(Seguin) -- The Guadalupe County Commissioners Court is teaming up with Communities in School South Central Texas (CIS) to help spread the word about the need for more people to mentor children across Guadalupe County. CIS works with schools throughout the Seguin, New Braunfels, Luling, Marion and Schertz/Cibolo areas.
CIS Mentoring Coordinator Sonya Chapa made a brief presentation to the commissioners court on Tuesday. Chapa says she's using the new year as a way to reach out to more adults in an attempt to get them to mentor a child.
"January is our month to really push and promote the recruitment of mentors. We are in Guadalupe County. So we serve New Braunfels ISD, Comal ISD, Seguin, Marion and some of the schools in (the) Schertz/Cibolo/Universal City (ISD). So we are a big part of Guadalupe County and we'd really like your support in helping promote and share the opportunity to mentor a student," said Chapa.
Chapa says CIS has made it easy for people to volunteer. She says it's a rewarding opportunity for both the mentor and the student.
"It's really simple. We ask for a minimum of 30 minutes per week to work with a child. It would be the same child. So you build that relationship and that rapport. You really get to make a difference in a child's life," said Chapa.
The court was very supportive the CIS and all of the services that it offers. Commissioners Judy Cope and Jim Wolverton say they've seen firsthand the good things that come from Communites in Schools. Guadalupe County Judge Kyle Kutscher says that they want to do all that they can to encourage people to volunteer as mentors.
"I think each one of us in this room, even those out in the audience, can look back in their life and think of at least one or two people that were role models to them. (People) that they looked up to, that helped shaped who they are today. So it definitely is vital in a young person's life to have a mentor, a role model, someone that they can model their decisions and personality and character and morals after. So it definitely is important. We thank you for all your hard work. If there's ever anything else we can do besides just doing this proclomation, which is important -- if we can help get the word out even more in other ways, please let us know. We'll be happy to do so," said Kustcher.
The idea that mentoring is good for kids is nothing new, but Chapa shared some recent data that shows just how much it can have a positive impact on a child's life.

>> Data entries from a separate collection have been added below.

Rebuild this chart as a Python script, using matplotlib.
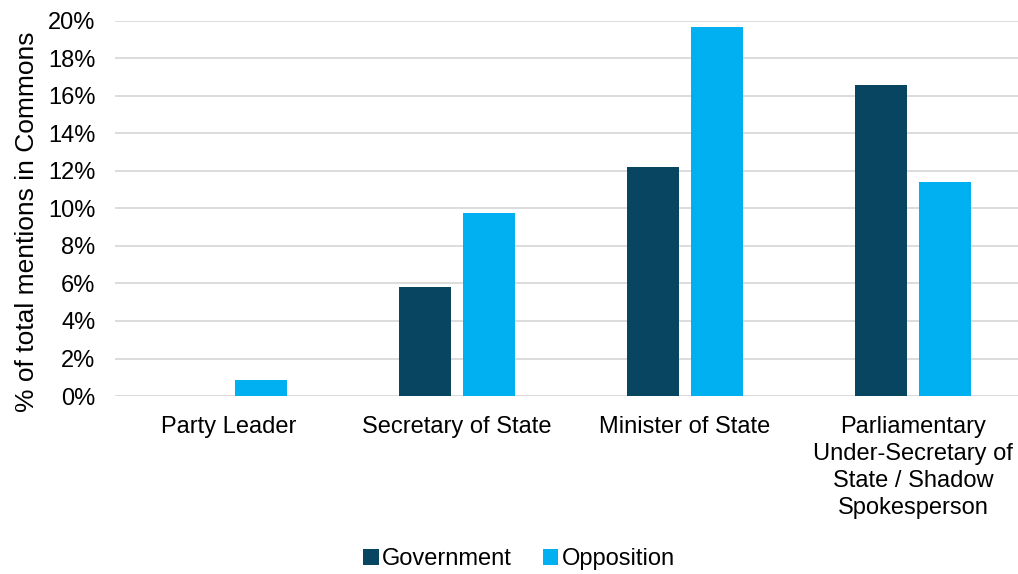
import numpy as np
import matplotlib.pyplot as plt
from matplotlib.ticker import PercentFormatter

plt.rcParams["font.family"] = ["Liberation Sans", "DejaVu Sans"]

categories = [
    "Party Leader",
    "Secretary of State",
    "Minister of State",
    "Parliamentary\nUnder-Secretary of\nState / Shadow\nSpokesperson",
]
government = [0.0, 5.82, 12.22, 16.57]
opposition = [0.85, 9.73, 19.68, 11.38]

GOV_COLOR = "#084561"
OPP_COLOR = "#00B0F0"
GRID_COLOR = "#D9D9D9"

fig = plt.figure(figsize=(10.18, 5.74), dpi=100)
ax = fig.add_axes([0.113, 0.310, 0.887, 0.654])

x = np.arange(len(categories))
width = 0.228
offset = 0.142

ax.bar(x - offset, government, width, color=GOV_COLOR, label="Government", zorder=3)
ax.bar(x + offset, opposition, width, color=OPP_COLOR, label="Opposition", zorder=3)

ax.set_ylim(0, 20)
ax.set_xlim(-0.5, 3.46)
ax.set_yticks(np.arange(0, 21, 2))
ax.yaxis.set_major_formatter(PercentFormatter(decimals=0))
ax.grid(axis="y", color=GRID_COLOR, linewidth=1.3, zorder=0)

for side in ["top", "right", "left", "bottom"]:
    ax.spines[side].set_visible(False)

ax.set_xticks(x)
ax.set_xticklabels(categories, fontsize=17, linespacing=1.3)
ax.tick_params(axis="x", length=0, pad=14.5)
ax.tick_params(axis="y", length=0, pad=14, labelsize=17)

ax.set_ylabel("% of total mentions in Commons", fontsize=19)
ax.yaxis.set_label_coords(-0.084, 0.464)

fig.legend(
    loc="center",
    bbox_to_anchor=(0.51, 0.026),
    ncol=2,
    frameon=False,
    fontsize=17,
    handlelength=0.65,
    handleheight=0.65,
    handletextpad=0.15,
    columnspacing=1.3,
    borderaxespad=0,
    borderpad=0,
)

fig.savefig("out.png", dpi=100)
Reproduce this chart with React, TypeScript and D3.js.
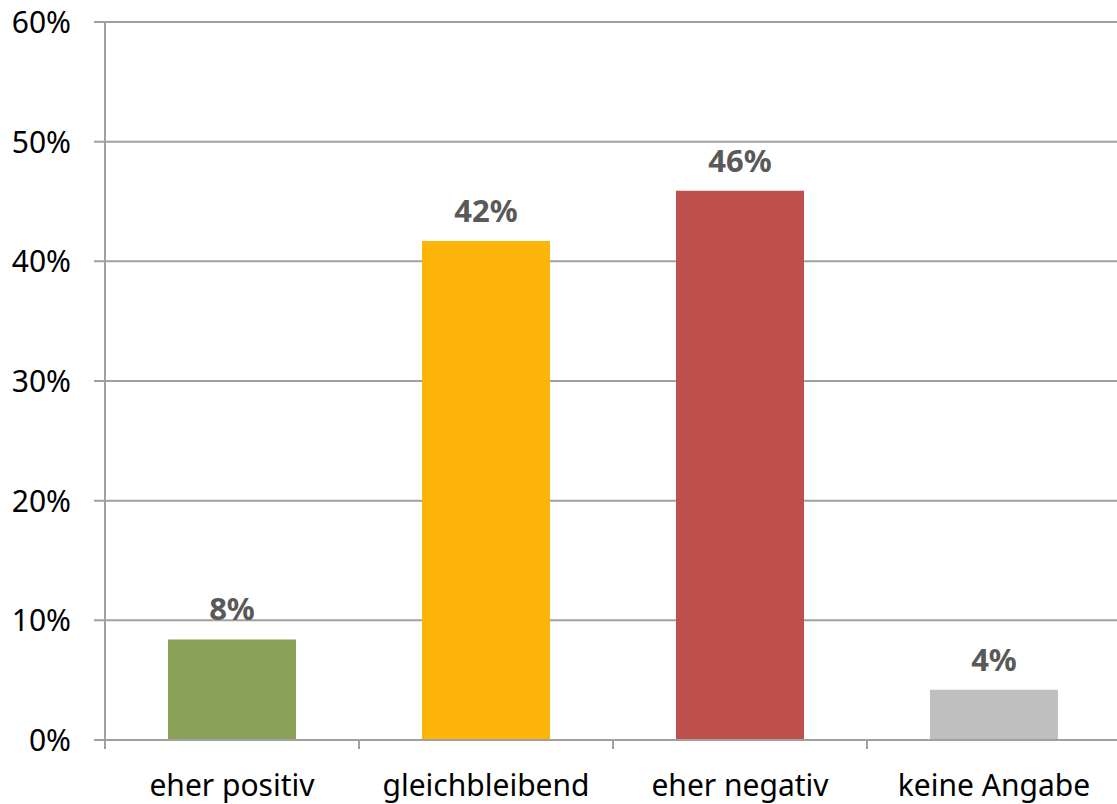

"52 percent are less likely to skip a day of school. 48 percent are less likely to use drugs...(and) 81 percent are more likely to participate in a positive activity -- sports, scouts, community involvement, Leo club, (and) things like that. That 30 minutes a week does give that return back to society, which is pretty significant," said Chapa.
Chapa says the mentoring program works. She shared with the court the story of a young man, who's now an adult. The program helped him, and now he is giving back it as well.
"One of the young men, he was in a gang, had to relocate. He's with a different group of people, different support system, different families, but he has changed his life, because of the work that CIS and his mentor has been working with him. Now, he's a paramedic and continuing his education; and (he) mentors a younger student who is just starting off in paradmedic school, down that path. So that's our whole goal is to turn around and give back," said Chapa.
Judge Kutscher asked Chapa about just how great the need was for mentors across the area serviced by CIS. Chapa says they have hundreds of kids who need a mentor, but they only have a fraction of the adults that they need to service and grow the program.
"In Guadalupe, Comal, Caldwell counties, I'm right now at 534 mentors. We intensively direct serve -- that means once a week, our social workers and counselors visit with over 4,000 kids. So that shows you the gap. I would love to say I have 3,000 mentors to work with those students. We are growing. When I started the program four years ago, I started with 72," said Chapa.
Chapa says there are lots of good people out their who could volunteer as a mentor in Guadalupe County. She says there are no special skills required. You just need the time and desire to help kids here in the community.
"The word mentor is very heavy for some people. It kind of scares them, but (it's) 30 minutes a week to just chat. (It's) a friendship with a purpose. That's really all it is. 'What's your goal?' You'll find out when you meet your student. We want to know how we can best match those. But once you meet your student, we'll give you that low down -- if you will -- on the student and what that focus needs to be," said Chapa.